The report, prepared for FPA by PTIS, focuses on the segment of the industry that adds significant value to flexible materials, usually by performing multiple processes such as printing, laminating multiple layers, and adding coatings, all of which aid in performance of the material, improve the consumer/user experience, and/or extend the shelf life of the product. It focuses on the U.S. perspective, though global data and context are utilized to provide a broader picture, and looks at the current state for flexible packaging, while also providing foresight into potential future implications.
For the report, six different Life Cycle Assessment case studies were developed using the EcoImpact-COMPASS® LCA software, which allows for quick life-cycle comparisons between different package formats. The case studies include packaging for baby food, cat litter, ground coffee, laundry detergent pods, motor oil, and single-serve juice-flavored beverages. The results from the case studies show that flexible packaging has more preferable environmental attributes for carbon impact, fossil fuel usage, water usage, and product-to-package ratio, as well as material to landfill, when compared to other package formats.
The report also shows that flexible packaging offers a number of sustainability benefits throughout the entire life cycle of the package when compared to other package formats, including material/resource efficiency; lightweight/source reduction; transportation benefits due to inbound format and lightweight nature; shelf-life extension; reduced materials to landfill; high product-to-package ratio; and beneficial life-cycle metrics.
Despite the number of sustainability benefits, there are challenges facing the flexible packaging industry. The main challenges are post-consumer packaging material collection and recycling. There is currently a lack of recycling options for multi-material laminated films, such as snack bags and foil pouches, which are difficult to separate into their various material substrates.
The industry is responding to these challenges with new initiatives to improve the sustainability profile of flexible packaging. These include technologies to drive recycling and collection and auto-sortation at scale of flexible materials; new materials, including compostable or biobased structures; and enhanced processing technologies that extend and increase consumer participation.

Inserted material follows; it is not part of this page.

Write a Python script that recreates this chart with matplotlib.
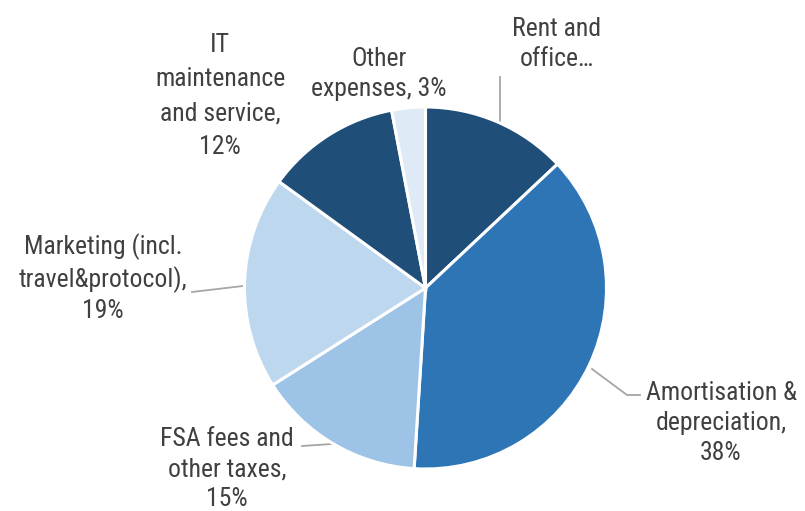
import matplotlib.pyplot as plt

# cost structure, clockwise from 12 o'clock
categories = ["Rent and\noffice\u2026", "Amortisation &\ndepreciation,\n38%", "FSA fees and\nother taxes,\n15%",
              "Marketing (incl.\ntravel&protocol),\n19%", "IT\nmaintenance\nand service,\n12%", "Other\nexpenses, 3%"]
shares = [13, 38, 15, 19, 12, 3]
colors = ["#1f4e79", "#2e75b6", "#9dc3e6", "#bdd7ee", "#1f4e79", "#deebf7"]

W, H = 805, 511
plt.rcParams['font.family'] = ['Roboto Condensed', 'Liberation Sans Narrow', 'Roboto', 'DejaVu Sans']

fig = plt.figure(figsize=(W / 100, H / 100), dpi=100)
ax = fig.add_axes([0, 0, 1, 1])

cx, cy, r = 425.5, 288, 181
ax.pie(shares, colors=colors, startangle=90, counterclock=False,
       center=(cx, H - cy), radius=r,
       wedgeprops=dict(edgecolor="white", linewidth=2.2))

# label placement (pixel coords, top-left origin) and line spacing
label_pos = [(557, 44, 1.32), (721, 423, 1.32), (227, 469, 1.32),
             (103, 278, 1.32), (220, 96, 1.53), (379, 74, 1.32)]
for text, (x, y, ls) in zip(categories, label_pos):
    ax.text(x, H - y, text, ha="center", va="center", fontsize=18.5,
            color="#404040", linespacing=ls)

# leader lines
leaders = [
    [(500, 77), (500, 123)],
    [(592, 369), (627, 395), (640, 395)],
    [(302, 446), (332, 444)],
    [(192, 292), (243, 286)],
]
for pts in leaders:
    xs = [p[0] for p in pts]
    ys = [H - p[1] for p in pts]
    ax.plot(xs, ys, color="#a6a6a6", linewidth=1.3, zorder=0)

ax.set_xlim(0, W)
ax.set_ylim(0, H)
ax.set_aspect("equal")
ax.axis("off")

fig.savefig("out.png", dpi=100)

There are several industry collaborations that are working to identify technologies to make collection and sortation of flexible packaging waste feasible and economically effective, as well as research into chemical recycling, which degrades the mixed plastics into monomers or basic chemicals to turn into new products. Other programs such as waste-to-energy (WTE), which use the combustible energy from difficult to recycle plastics, are widely used in Europe and Asia, and may provide additional recovery processes in the U.S.